Without copying any pictures, restate exactly the lines from the start of the records through the line containing "CartesianGrid, Cell, Label".

## Collection entries
-------------------------

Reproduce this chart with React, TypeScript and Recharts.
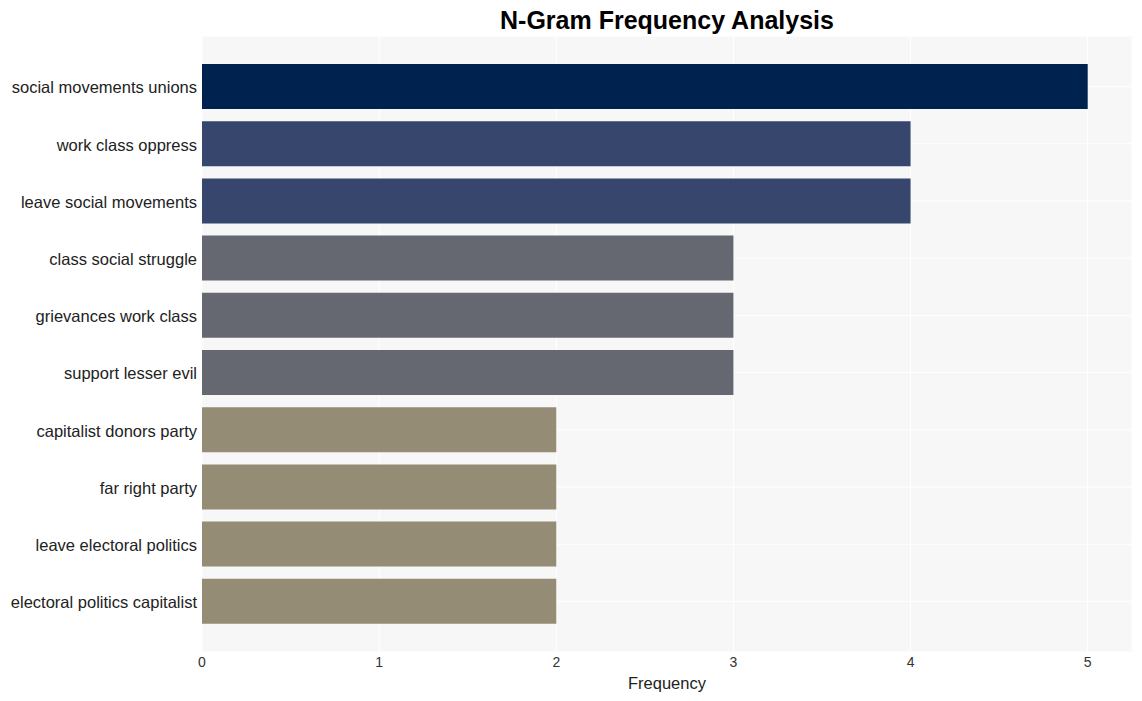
import React from "react";
import { BarChart, Bar, XAxis, YAxis, CartesianGrid, Cell, Label } from "recharts";

const categories = [
  "social movements unions",
  "work class oppress",
  "leave social movements",
  "class social struggle",
  "grievances work class",
  "support lesser evil",
  "capitalist donors party",
  "far right party",
  "leave electoral politics",
  "electoral politics capitalist",
];
const frequencies = [5, 4, 4, 3, 3, 3, 2, 2, 2, 2];
const xTicks = [0, 1, 2, 3, 4, 5];
const colorByValue: Record<number, string> = {
  5: "#00224e",
  4: "#36466d",
  3: "#666871",
  2: "#948c75",
};

const data = categories.map((name, i) => ({ name, value: frequencies[i] }));

const FONT = "'Liberation Sans', Arial, Helvetica, sans-serif";

export default function App() {
  return (
    <div style={{ position: "absolute", left: 0, top: 0, width: 1142, height: 701, background: "#fff", fontFamily: FONT }}>
      <div
        style={{
          position: "absolute",
          left: 202,
          width: 930,
          top: 5,
          textAlign: "center",
          fontSize: 25,
          fontWeight: "bold",
          color: "#000",
          lineHeight: "30px",
        }}
      >
        N-Gram Frequency Analysis
      </div>
      <BarChart
        width={1142}
        height={701}
        data={data}
        layout="vertical"
        margin={{ top: 36, right: 10, left: 0, bottom: 0 }}
        barSize={45}
      >
        <CartesianGrid fill="#f7f7f7" stroke="#ffffff" strokeWidth={1} />
        <XAxis
          type="number"
          domain={[0, 5.25]}
          ticks={xTicks}
          axisLine={false}
          tickLine={false}
          tickSize={0}
          tickMargin={5}
          height={49}
          tick={{ fontSize: 14, fill: "#333", fontFamily: FONT }}
        >
          <Label value="Frequency" position="insideBottom" offset={12} style={{ fontSize: 16.5, fill: "#222", fontFamily: FONT }} />
        </XAxis>
        <YAxis
          type="category"
          dataKey="name"
          width={202}
          axisLine={false}
          tickLine={false}
          tickSize={0}
          tickMargin={5}
          padding={{ top: 22, bottom: 22 }}
          interval={0}
          tick={{ fontSize: 16.5, fill: "#222", fontFamily: FONT, dy: 1 }}
        />
        <Bar dataKey="value" isAnimationActive={false}>
          {data.map((d, i) => (
            <Cell key={i} fill={colorByValue[d.value]} />
          ))}
        </Bar>
      </BarChart>
    </div>
  );
}
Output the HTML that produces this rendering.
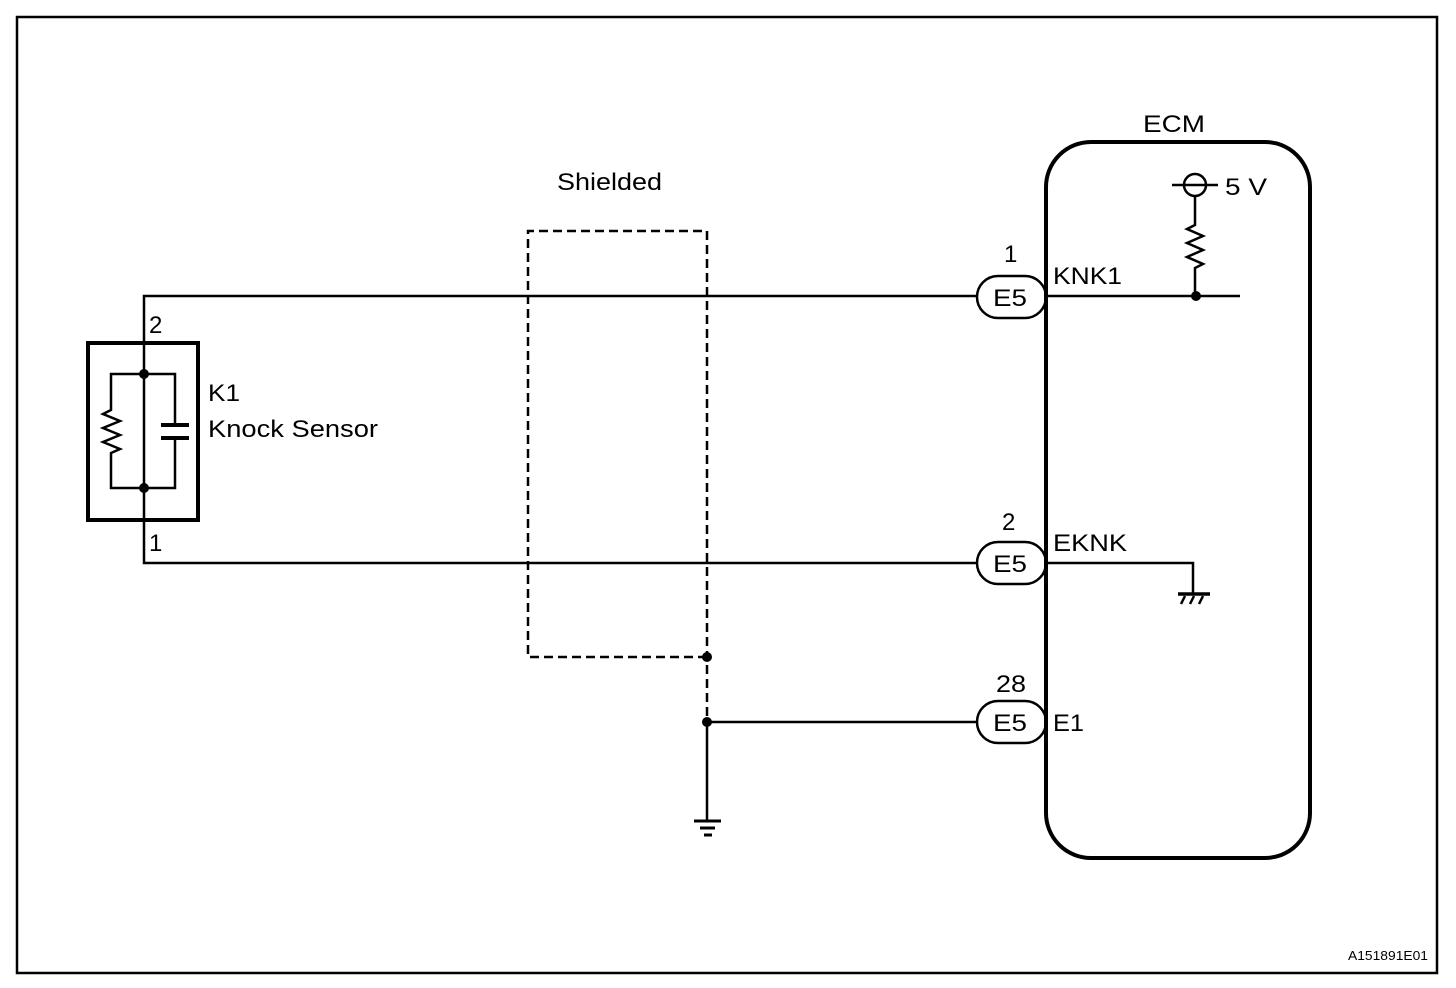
<!DOCTYPE html>
<html><head><style>
html,body{margin:0;padding:0;background:#fff;}
svg{display:block;}
text{font-family:"Liberation Sans",Arial,sans-serif;fill:#000;}
</style></head><body>
<svg width="1456" height="988" viewBox="0 0 1456 988" xmlns="http://www.w3.org/2000/svg">
<rect x="17" y="17" width="1420" height="956" fill="none" stroke="#000" stroke-width="2.5"/>
<g stroke="#000" fill="none" stroke-width="2.5">
<polyline points="144,343 144,296 977,296"/>
<polyline points="144,520 144,563 977,563"/>
<line x1="144" y1="343" x2="144" y2="520"/>
<line x1="707" y1="722" x2="977" y2="722"/>
<line x1="707" y1="722" x2="707" y2="821"/>
<line x1="694" y1="821" x2="721" y2="821" stroke-width="3"/>
<line x1="700" y1="828" x2="715" y2="828" stroke-width="3"/>
<line x1="704" y1="835" x2="712" y2="835" stroke-width="3"/>
<path d="M707,657 L528,657 L528,231 L707,231 L707,722" stroke-dasharray="9,5"/>
<rect x="88" y="343" width="110" height="177" stroke-width="4"/>
<polyline points="144,374 111,374 111,410 103,414 120,421 103,428 120,435 103,442 120,449 111,453 111,488 144,488"/>
<polyline points="144,374 175,374 175,425"/>
<polyline points="144,488 175,488 175,438"/>
<line x1="161" y1="425" x2="189" y2="425" stroke-width="4"/>
<line x1="161" y1="438" x2="189" y2="438" stroke-width="4"/>
<rect x="1046" y="142" width="264" height="716" rx="45" ry="45" stroke-width="4"/>
<rect x="977" y="276" width="69" height="42" rx="21" ry="21"/>
<rect x="977" y="542" width="69" height="42" rx="21" ry="21"/>
<rect x="977" y="701" width="69" height="42" rx="21" ry="21"/>
<line x1="1046" y1="296" x2="1240" y2="296"/>
<circle cx="1195" cy="185" r="11"/>
<line x1="1172" y1="185" x2="1218" y2="185"/>
<polyline points="1195,196 1195,225 1187,229 1203,236 1187,243 1203,250 1187,257 1203,264 1195,268 1195,296"/>
<polyline points="1046,563 1193,563 1193,593"/>
<line x1="1178" y1="594" x2="1210" y2="594" stroke-width="3.5"/>
<line x1="1185" y1="596" x2="1181" y2="604"/>
<line x1="1194" y1="596" x2="1190" y2="604"/>
<line x1="1203" y1="596" x2="1199" y2="604"/>
</g>
<g fill="#000">
<circle cx="144" cy="374" r="5"/>
<circle cx="144" cy="488" r="5"/>
<circle cx="707" cy="657" r="5"/>
<circle cx="707" cy="722" r="5"/>
<circle cx="1196" cy="296" r="5"/>
</g>
<g font-size="24">
<text x="557" y="190" textLength="105" lengthAdjust="spacingAndGlyphs">Shielded</text>
<text x="1143" y="132" textLength="62" lengthAdjust="spacingAndGlyphs">ECM</text>
<text x="1225" y="195" textLength="42" lengthAdjust="spacingAndGlyphs">5 V</text>
<text x="1004" y="262">1</text>
<text x="1002" y="530">2</text>
<text x="996" y="692" textLength="30" lengthAdjust="spacingAndGlyphs">28</text>
<text x="993" y="306" textLength="34" lengthAdjust="spacingAndGlyphs">E5</text>
<text x="993" y="572" textLength="34" lengthAdjust="spacingAndGlyphs">E5</text>
<text x="993" y="731" textLength="34" lengthAdjust="spacingAndGlyphs">E5</text>
<text x="1053" y="284" textLength="69" lengthAdjust="spacingAndGlyphs">KNK1</text>
<text x="1053" y="551" textLength="74" lengthAdjust="spacingAndGlyphs">EKNK</text>
<text x="1053" y="731" textLength="31" lengthAdjust="spacingAndGlyphs">E1</text>
<text x="149" y="333">2</text>
<text x="149" y="551">1</text>
<text x="208" y="401" textLength="32" lengthAdjust="spacingAndGlyphs">K1</text>
<text x="208" y="437" textLength="170" lengthAdjust="spacingAndGlyphs">Knock Sensor</text>
</g>
<text x="1348" y="960" font-size="13" textLength="80" lengthAdjust="spacingAndGlyphs">A151891E01</text>
</svg>
</body></html>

-------------------------

## SOLUTION TO THIS PROBLEM
Reproduce this chart with React, TypeScript and Recharts.
import React from "react";
import { BarChart, Bar, XAxis, YAxis, CartesianGrid, Cell, Label } from "recharts";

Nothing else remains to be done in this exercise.